- Pronunciation: [ǂxʼāōǁˀã̀ẽ̀]
- Native to: Namibia, Botswana
- Native speakers: 5,000 (2003)
- Language family: Kxʼa ǃKungJuǀʼhoanǂKxʼaoǁʼae; ; ;

Language codes
- ISO 639-3: (aue merged into ktz Juǀʼhoan in 2015)
- Glottolog: kxau1241
- ELP: ǂKx'au||'ein

= ǂKxʼaoǁʼae =

IKung dialect spoken in Namibia and Botswana

ǂKxʼaoǁʼae (English pronunciation: /ˈkaʊkaɪ/ KOW-ky, native pronunciation: /ktz/), also rendered ǂKxʼauǁʼein (/ˈkaʊkeɪn/ KOW-kayn), or Gobabi ǃKung (Gobabis-ǃXû), is an eastern dialect of the Southern ǃKung language, spoken in Botswana (the settlements of Groote Laagte, East Hanahai, Kanagas and Ghanzi in Ghanzi District and on the commercial farms) and in Namibia (the city of Gobabis and settlements along the C22 road to Otjinene as far as Eiseb, Omaheke Region) by about 7,000 people. In Botswana, most speakers are bilingual in Naro or Tswana.

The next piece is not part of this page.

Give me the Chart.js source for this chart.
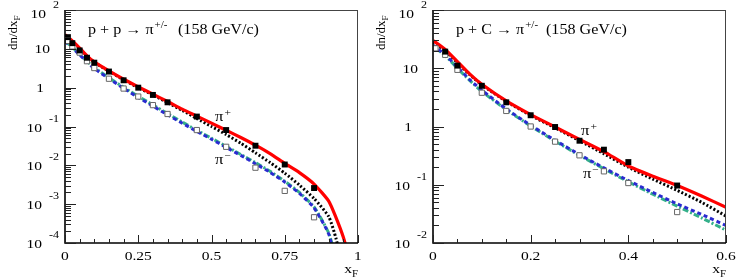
<!DOCTYPE html>
<html>
<head>
<meta charset="utf-8">
<script src="https://cdn.jsdelivr.net/npm/chart.js@4"></script>
<style>
  body { margin: 0; background: #fff; }
  canvas { position: absolute; top: 0; }
</style>
</head>
<body>
<canvas id="pp" width="368" height="278" style="left:0"></canvas>
<canvas id="pc" width="368" height="278" style="left:368px"></canvas>
<script>
// ---- p + p data (NA49 style points) ----
const ppPlusX = [0.01, 0.025, 0.05, 0.075, 0.1, 0.15, 0.2, 0.25, 0.3, 0.35, 0.45, 0.55, 0.65, 0.75, 0.85];
const ppPlus = [20, 14, 9.1, 5.9, 4.4, 2.6, 1.55, 1.0, 0.65, 0.42, 0.18, 0.081, 0.032, 0.0105, 0.0026];
const ppMinusX = [0.01, 0.025, 0.05, 0.075, 0.1, 0.15, 0.2, 0.25, 0.3, 0.35, 0.45, 0.55, 0.65, 0.75, 0.85];
const ppMinus = [16, 11.5, 8.0, 4.8, 3.2, 1.7, 0.95, 0.59, 0.355, 0.21, 0.081, 0.03, 0.0087, 0.0022, 0.00046];

// model curves p + p
const ppModelX = [0, 0.025, 0.05, 0.075, 0.1, 0.15, 0.2, 0.25, 0.3, 0.35, 0.4, 0.45, 0.5, 0.55, 0.6, 0.65, 0.7, 0.75, 0.8, 0.85, 0.9, 0.925, 0.95, 0.975];
const ppRed = [23, 16, 10.5, 6.6, 4.6, 2.7, 1.65, 1.05, 0.68, 0.44, 0.28, 0.185, 0.122, 0.08, 0.052, 0.033, 0.02, 0.0112, 0.0065, 0.0033, 0.0012, 0.00045, 0.00014, 0.00003];
const ppBlack = [21, 15, 10, 6.4, 4.5, 2.65, 1.6, 1.0, 0.65, 0.41, 0.26, 0.16, 0.1, 0.062, 0.037, 0.021, 0.0118, 0.0063, 0.0031, 0.0014, 0.00048, 0.00013, 0.00002, 0.000005];
const ppGreen = [16, 11, 7.3, 4.8, 3.3, 1.8, 1.02, 0.6, 0.36, 0.215, 0.13, 0.08, 0.05, 0.031, 0.019, 0.0118, 0.007, 0.0039, 0.002, 0.00085, 0.00018, 0.00004, 0.00001, 0.000002];
const ppBlue = [15.5, 10.5, 7.0, 4.6, 3.1, 1.7, 0.96, 0.56, 0.335, 0.2, 0.122, 0.075, 0.047, 0.029, 0.018, 0.011, 0.0066, 0.0037, 0.0019, 0.0008, 0.00017, 0.00003, 0.00001, 0.000002];

// ---- p + C data ----
const pcPlusX = [0.025, 0.05, 0.1, 0.15, 0.2, 0.25, 0.3, 0.35, 0.4, 0.5];
const pcPlus = [19.3, 11.1, 5.0, 2.6, 1.56, 0.98, 0.57, 0.40, 0.245, 0.097];
const pcMinusX = [0.005, 0.025, 0.05, 0.1, 0.15, 0.2, 0.25, 0.3, 0.35, 0.4, 0.5];
const pcMinus = [22, 17, 9.4, 3.8, 1.85, 1.0, 0.55, 0.32, 0.17, 0.107, 0.034];

const pcModelX = [0, 0.025, 0.05, 0.075, 0.1, 0.15, 0.2, 0.25, 0.3, 0.35, 0.4, 0.45, 0.5, 0.55, 0.6];
const pcRed = [30, 21, 13, 8.0, 5.3, 2.75, 1.6, 0.98, 0.6, 0.37, 0.21, 0.14, 0.097, 0.064, 0.041];
const pcBlack = [28, 20, 12.5, 7.8, 5.2, 2.7, 1.55, 0.95, 0.57, 0.34, 0.2, 0.125, 0.08, 0.05, 0.029];
const pcBlue = [25, 17, 10.5, 6.4, 4.2, 2.0, 1.05, 0.58, 0.33, 0.195, 0.118, 0.074, 0.047, 0.031, 0.02];
const pcGreen = [24, 16.5, 10, 6.2, 4.0, 1.95, 1.02, 0.56, 0.32, 0.188, 0.112, 0.069, 0.043, 0.027, 0.0166];

// tick labels
const ppXTicks = [0, 0.25, 0.5, 0.75, 1];
const ppXTickLabels = ['0', '0.25', '0.5', '0.75', '1'];
const ppYExp = [2, 1, 0, -1, -2, -3, -4];
const pcXTicks = [0, 0.2, 0.4, 0.6];
const pcXTickLabels = ['0', '0.2', '0.4', '0.6'];
const pcYExp = [2, 1, 0, -1, -2];

const FONT = '"Liberation Serif", "Times New Roman", serif';
const SX = 1.15; // text in the reference is a bit wide

function txt(ctx, s, x, y, size, align) {
  ctx.save();
  ctx.font = size + 'px ' + FONT;
  ctx.translate(x, y);
  ctx.scale(SX, 1);
  ctx.textAlign = align || 'left';
  ctx.textBaseline = 'alphabetic';
  ctx.fillStyle = '#000';
  ctx.fillText(s, 0, 0);
  ctx.restore();
}
function txtW(ctx, s, size) {
  ctx.save();
  ctx.font = size + 'px ' + FONT;
  const w = ctx.measureText(s).width * SX;
  ctx.restore();
  return w;
}

function pts(xs, ys) {
  return xs.map((x, i) => ({ x: x, y: ys[i] }));
}

// frame, ticks and all the text, drawn after the data
const rootAxes = {
  id: 'rootAxes',
  afterDraw(chart, args, o) {
    const ctx = chart.ctx;
    const a = chart.chartArea;
    const xs = chart.scales.x, ys = chart.scales.y;
    ctx.save();
    // frame
    ctx.strokeStyle = '#444';
    ctx.lineWidth = 1;
    ctx.beginPath();
    ctx.moveTo(a.left, a.top + 0.5); ctx.lineTo(a.right, a.top + 0.5);
    ctx.moveTo(a.right - 0.5, a.top); ctx.lineTo(a.right - 0.5, a.bottom);
    ctx.stroke();
    ctx.strokeStyle = '#000';
    ctx.lineWidth = 1.6;
    ctx.beginPath();
    ctx.moveTo(a.left, a.top); ctx.lineTo(a.left, a.bottom); ctx.lineTo(a.right, a.bottom);
    ctx.stroke();

    // y ticks (inside, major at decades)
    ctx.lineWidth = 1;
    ctx.strokeStyle = '#222';
    ctx.beginPath();
    const eMin = Math.min.apply(null, o.yExp), eMax = Math.max.apply(null, o.yExp);
    for (let e = eMin; e < eMax; e++) {
      for (let m = 1; m < 10; m++) {
        const yy = Math.round(ys.getPixelForValue(m * Math.pow(10, e))) + 0.5;
        const len = m === 1 ? 11 : 6;
        ctx.moveTo(a.left, yy); ctx.lineTo(a.left + len, yy);
      }
    }
    ctx.moveTo(a.left, a.top + 0.5); ctx.lineTo(a.left + 11, a.top + 0.5);
    // x ticks
    const nMinor = Math.round(o.xMax / o.xMinor);
    for (let i = 0; i <= nMinor; i++) {
      const v = i * o.xMinor;
      const xx = Math.round(xs.getPixelForValue(v)) + 0.5;
      const major = o.xTicks.some(t => Math.abs(t - v) < 1e-6);
      ctx.moveTo(xx, a.bottom); ctx.lineTo(xx, a.bottom - (major ? 8 : 4));
    }
    ctx.stroke();

    // y tick labels
    o.yExp.forEach(e => {
      const yy = ys.getPixelForValue(Math.pow(10, e));
      if (e === 0) {
        txt(ctx, '1', 44, yy + 4.5, 13.5, 'right');
      } else if (e === 1) {
        txt(ctx, '10', 50, yy + 4.5, 13.5, 'right');
      } else {
        const ex = e < 0 ? '-' + (-e) : String(e);
        const base = e === 2 ? yy + 7.5 : yy + 5;
        txt(ctx, ex, 59, e === 2 ? 8 : yy - 5, 10.5, 'right');
        const exW = txtW(ctx, ex, 10.5);
        txt(ctx, '10', 59 - exW - 7, base, 13.5, 'right');
      }
    });
    // x tick labels
    o.xTicks.forEach((t, i) => {
      txt(ctx, o.xLabels[i], xs.getPixelForValue(t), a.bottom + 17, 13.5, 'center');
    });

    // axis titles
    txt(ctx, 'F', a.right, a.bottom + 34, 9.5, 'right');
    txt(ctx, 'x', a.right - txtW(ctx, 'F', 9.5), a.bottom + 30, 13.5, 'right');
    ctx.save();
    ctx.translate(17, 50);
    ctx.rotate(-Math.PI / 2);
    ctx.font = '13px ' + FONT;
    ctx.fillStyle = '#000';
    ctx.fillText('dn/dx', 0, 0);
    const w = ctx.measureText('dn/dx').width;
    ctx.font = '9px ' + FONT;
    ctx.fillText('F', w, 3);
    ctx.restore();

    // panel title
    let x0 = 88;
    txt(ctx, o.title, x0, 34, 14, 'left');
    x0 += txtW(ctx, o.title, 14) + 1;
    txt(ctx, '+/-', x0, 28, 9.5, 'left');
    txt(ctx, '(158 GeV/c)', 178, 34, 14, 'left');

    // pi labels
    o.piLabels.forEach(p => {
      const px = xs.getPixelForValue(p.x), py = ys.getPixelForValue(p.y);
      txt(ctx, '\u03c0', px, py + 4, 14.5, 'left');
      txt(ctx, p.s, px + txtW(ctx, '\u03c0', 14.5) + 1, py - 1, 10, 'left');
    });
    ctx.restore();
  }
};

function lineSet(data, color, width, dash, order) {
  return {
    data: data, borderColor: color, borderWidth: width, borderDash: dash,
    pointRadius: 0, fill: false, tension: 0.2, order: order, clip: 0,
    borderCapStyle: 'butt'
  };
}
function markSet(data, filled, order) {
  return {
    data: data, showLine: false, pointStyle: 'rect', pointRadius: filled ? 4.2 : 3.7,
    pointBackgroundColor: filled ? '#000' : '#fff',
    pointBorderColor: filled ? '#000' : '#666',
    pointBorderWidth: filled ? 0 : 1, order: order
  };
}

function makeChart(id, mx, red, black, green, blue, plus, minus, o) {
  return new Chart(document.getElementById(id), {
    type: 'line',
    data: {
      datasets: [
        markSet(plus, true, 0),
        markSet(minus, false, 1),
        lineSet(pts(mx, red), '#ff0000', 3.2, [], 2),
        lineSet(pts(mx, black), '#000', 3, [2, 2], 3),
        lineSet(pts(mx, blue), '#2a2ad0', 3, [4, 3], 4),
        lineSet(pts(mx, green), '#34b08a', 3, [6, 2, 2, 2], 5)
      ]
    },
    options: {
      responsive: false,
      animation: false,
      devicePixelRatio: 1,
      layout: { padding: { left: 65, right: 10, top: 10, bottom: 35 } },
      plugins: { legend: { display: false }, tooltip: { enabled: false }, rootAxes: o },
      scales: {
        x: { type: 'linear', min: 0, max: o.xMax, display: false },
        y: { type: 'logarithmic', min: Math.pow(10, Math.min.apply(null, o.yExp)), max: 100, display: false }
      }
    },
    plugins: [rootAxes]
  });
}

makeChart('pp', ppModelX, ppRed, ppBlack, ppGreen, ppBlue,
  pts(ppPlusX, ppPlus), pts(ppMinusX, ppMinus), {
    xMax: 1, xMinor: 0.05, xTicks: ppXTicks, xLabels: ppXTickLabels, yExp: ppYExp,
    title: 'p + p \u2192 \u03c0',
    piLabels: [{ x: 0.512, y: 0.176, s: '+' }, { x: 0.512, y: 0.0135, s: '\u2212' }]
  });

makeChart('pc', pcModelX, pcRed, pcBlack, pcGreen, pcBlue,
  pts(pcPlusX, pcPlus), pts(pcMinusX, pcMinus), {
    xMax: 0.6, xMinor: 0.05, xTicks: pcXTicks, xLabels: pcXTickLabels, yExp: pcYExp,
    title: 'p + C \u2192 \u03c0',
    piLabels: [{ x: 0.303, y: 0.84, s: '+' }, { x: 0.307, y: 0.155, s: '\u2212' }]
  });
</script>
</body>
</html>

There are numerous spellings of the name, including ǁAuǁei, ǁXʼauǁʼe, and Auen. Endonyms are Juǀʼhoan(si), ǃXun in Namibia and ǂXʼaoǁʼaen (predominantly in Botswana), meaning "northern people" in Naro. It also goes by the names Gobabis ǃKung and Kaukau (which can take the noun class prefixes in Tswana to give Mokaukau for one person, Bakaukau for the group and Sekaukau for the language).

In Namibia, ǂKxʼaoǁʼae tends to refer literally to the ǃXuun speakers to the north in the Caprivi area. With the exception of a few cultural traits, speakers of ǂKxʼaoǁʼae and those of Juǀʼhoan both in Botswana and Namibia argue that they are one and the same people, speaking one language, with some dialectal attributes.

The non-Latin characters used by the language predominantly refer to click consonants and follow the orthography by Patrick Dickens for Juǀʼhoan.

The limited data on these dialects is poorly transcribed, but as of 2015 fieldwork is in progress.